Noel M Tichy and Warren G Bennis

“Judgement is the core, the nucleus, of leadership”(Tichy and Bennis, 2007, p.5).

Judgement: How Winning Leaders Make Great Calls argues that leadership is effective judgment.

“Judgement: the essence of effective leadership. It is a contextually informed decision-making process encompassing three domains: people, strategy, and crisis. Within each domain, leadership judgements follow a three-phase process: preparation, the call and execution. Good leadership judgment is supported by contextual knowledge of oneself, social network, organization and stakeholders” (Tichy and Bennis, 2007, p.1).

The core argument is applicable despite the authors’ over-reliance on “big” companies or individual names to make their case.
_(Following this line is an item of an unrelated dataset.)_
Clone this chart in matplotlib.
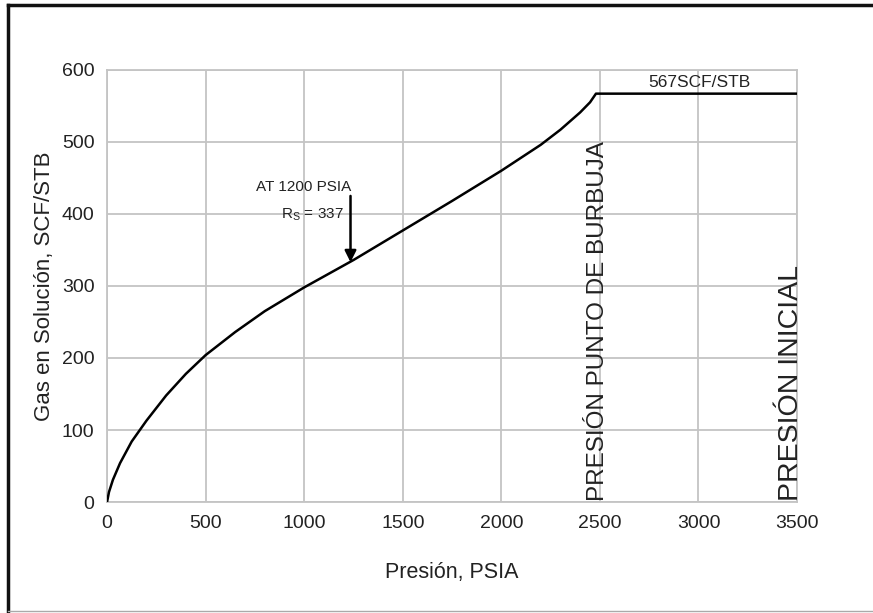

The authors argue that effective judgment comes from developing a teachable point of view. That is the idea that an individual must have a clear narrative for what they are trying to achieve and communicate this to frame their judgements and encourage others to follow them. The teachable point of view must reflect where we are now, where we are going, and how we will get there (Tichy and Bennis, 2007, p.59).

Create a teachable point of view

By creating a teachable point of view, individuals who have taken on leadership have a mental framework to guide their choices and a narrative to explain them through. An effective storyline must be compelling and practical, combining different ideas around a specific topic or event. These storylines evolve, incorporating changes in the current situation (Tichy and Bennis, 2007, p.45). “Developing strategy is a never-ending job of crafting the storyline for success” (Tichy and Bennis, 2007, p.146). Moreover, the authors argue that a teachable point of view is a decision-making framework through which you can articulate what is right and what isn’t. This allows the team to “worry about doing what is right, rather than who is right” (Tichy and Bennis, 2007, p.70).

Regarding specific judgement calls, the authors argue that staffing judgements are the most important ones that individuals make. This means understanding your point of view and how your team complements and enhances that perspective. Do you have the right domain expertise, industry knowledge, organizational knowledge, and constituent knowledge on your team (Tichy and Bennis, 2007, p.246)?

The authors provide a useful exercise for developing a teachable point of view. “Imagine your organization will be on the cover of a leading publication. The story will feature the success of your organization and your team over the next two years” (Tichy and Bennis, 2007, p.315). Ask yourself the following:

  1. What did you achieve?

  2. Who did you get past, beat, and how did you do it?

  3. What were the critical cultural changes, and how did they happen?

  4. What role did others play, and why were they energized to perform?

  5. What challenges and resistance did you face along the way, and how did you overcome them?

  6. How did you know you were successful, and how did it feel to you, your organization, and your customers?